Whether Romney gets any more granular than he has already largely "depends on the questions" at tonight's debate in Denver, Madden said, but he maintained, "I think you'll hear a great deal of specifics."

In an interview with KDVR in Denver Monday night, Romney suggested his campaign has considered capping deductions, including those for mortgage interest and charitable donations, as part of his tax reform plan.

While the Romney and Obama campaigns sold their competing agendas this week, their events on Tuesday were overshadowed by the promotion of a video from 2007 showing then-Sen. Obama delivering racially charged remarks about the government's response to Hurricane Katrina. As CBS News chief political correspondent Jan Crawford reported on "CBS This Morning," Mr. Obama's remarks were covered by the media in 2007, and there's speculation conservatives zeroed in on the footage on the eve of the first debate "to get under the president's skin."

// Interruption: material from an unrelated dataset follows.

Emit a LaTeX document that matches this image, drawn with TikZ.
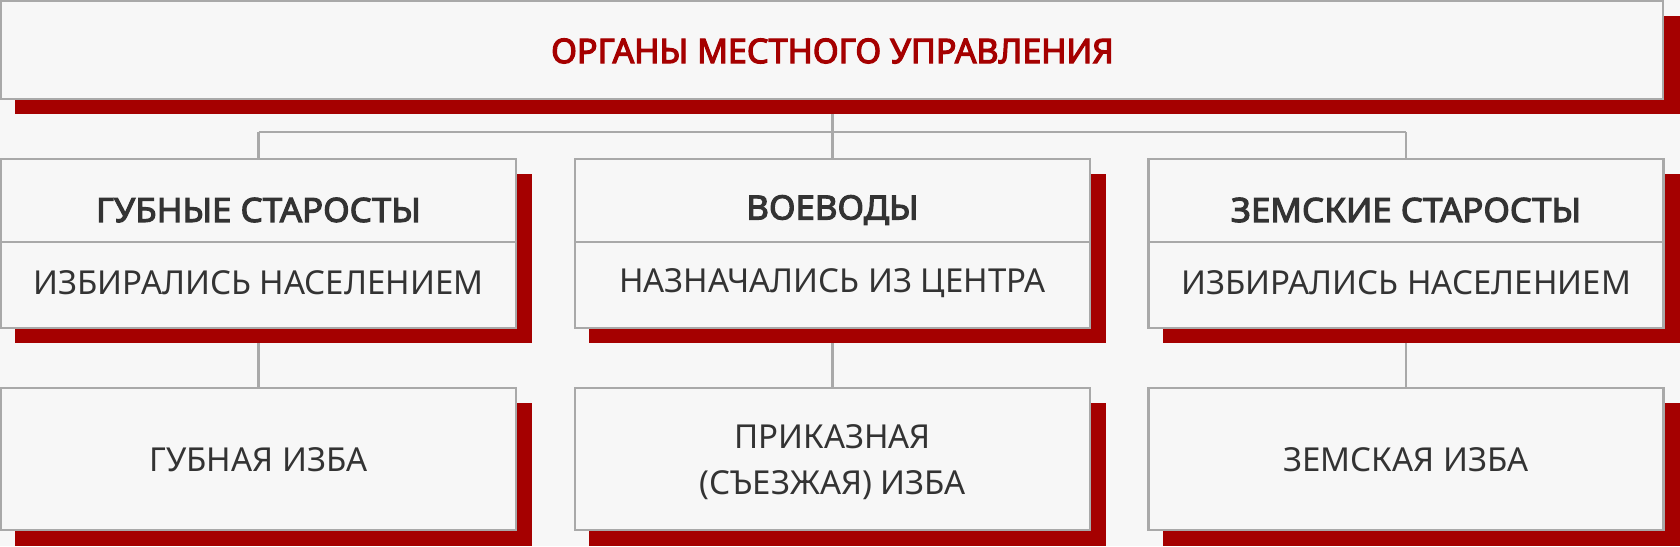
\documentclass[tikz,border=0pt]{standalone}
\usepackage{fontspec}
\setmainfont{Noto Sans}
\newfontfamily\headf{Noto Sans}[FakeBold=3.2, FakeStretch=1.04]
\newfontfamily\titlef{Noto Sans}[FakeBold=3.4]
\definecolor{bg}{HTML}{F7F7F7}
\definecolor{edge}{HTML}{A9A9A9}
\definecolor{darkred}{HTML}{A50000}
\definecolor{ink}{HTML}{333333}
\tikzset{
  boxfr/.style={draw=edge, line width=2.5pt, fill=bg, inner sep=0pt, outer sep=0pt, minimum width=515pt},
  shad/.style={fill=darkred},
  link/.style={draw=edge, line width=2.5pt},
  titletext/.style={font=\titlef\fontsize{34}{40}\selectfont, text=darkred},
  headtext/.style={font=\headf\fontsize{33.5}{40}\selectfont, text=ink},
  bodytext/.style={font=\fontsize{33}{46}\selectfont, text=ink, align=center}
}
\begin{document}
\begin{tikzpicture}[x=1pt,y=-1pt]
\useasboundingbox (0,0) rectangle (1680,546);
\fill[bg] (0,0) rectangle (1680,546);
% connectors
\coordinate (tb) at (832.5,114);
\coordinate (hub) at (832.5,132);
\coordinate (hl) at (258.5,132);
\coordinate (hr) at (1406,132);
\draw[link] (tb) -- (hub);
\draw[link] (hl) -- (hr);
% shadows
\fill[shad] (15,16) rectangle (1680,114);
\foreach \x in {1,575,1149}{
  \fill[shad] (\x+14,174) rectangle (\x+531,343);
  \fill[shad] (\x+14,403) rectangle (\x+531,546);
}
% top box
\node[boxfr, minimum width=1662pt, minimum height=98pt] (top) at (832,50) {};
\node[titletext] (title) at (832.5,51) {ОРГАНЫ МЕСТНОГО УПРАВЛЕНИЯ};
% row 2 boxes
\node[boxfr, minimum height=169pt] (b1) at (258.5,243.5) {};
\node[boxfr, minimum height=169pt] (b2) at (832.5,243.5) {};
\node[boxfr, minimum height=169pt] (b3) at (1406,243.5) {};
\draw[link] (b1.west |- 0,242) -- (b1.east |- 0,242);
\draw[link] (b2.west |- 0,242) -- (b2.east |- 0,242);
\draw[link] (b3.west |- 0,242) -- (b3.east |- 0,242);
\draw[link] (hl) -- (b1.north);
\draw[link] (hub) -- (b2.north);
\draw[link] (hr) -- (b3.north);
\node[headtext] (h1) at (258.5,210) {ГУБНЫЕ СТАРОСТЫ};
\node[headtext] (h2) at (832.5,210) {ВОЕВОДЫ};
\node[headtext] (h3) at (1406,210) {ЗЕМСКИЕ СТАРОСТЫ};
\node[bodytext] (s1) at (258.5,283) {ИЗБИРАЛИСЬ НАСЕЛЕНИЕМ};
\node[bodytext] (s2) at (832.5,283) {НАЗНАЧАЛИСЬ ИЗ ЦЕНТРА};
\node[bodytext] (s3) at (1406,283) {ИЗБИРАЛИСЬ НАСЕЛЕНИЕМ};
% row 3
\coordinate (d1) at (258.5,343);
\coordinate (d2) at (832.5,343);
\coordinate (d3) at (1406,343);
\node[boxfr, minimum height=142pt] (c1) at (258.5,459) {};
\node[boxfr, minimum height=142pt] (c2) at (832.5,459) {};
\node[boxfr, minimum height=142pt] (c3) at (1406,459) {};
\draw[link] (d1) -- (c1.north);
\draw[link] (d2) -- (c2.north);
\draw[link] (d3) -- (c3.north);
\node[bodytext] (t1) at (258.5,460) {ГУБНАЯ ИЗБА};
\node[bodytext] (t2) at (832.5,462) {ПРИКАЗНАЯ\\(СЪЕЗЖАЯ) ИЗБА};
\node[bodytext] (t3) at (1406,460) {ЗЕМСКАЯ ИЗБА};
\end{tikzpicture}
\end{document}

The Romney campaign is denying responsibility for the tape's release and promotion among conservative media. Madden declined to say whether he agreed with Fox News personality Sean Hannity, who called the tape a "bombshell."

"I think a number of folks covered it in 2007 and will continue to cover it today," he said. "How they cover it in that context, I think a lot of that is up to individual voters and whether they think it's relevant to the conversation we're having today. We believe as a campaign -- I think Gov. Romney believes -- what's most relevant are the president's policies and how they're affecting people's lives."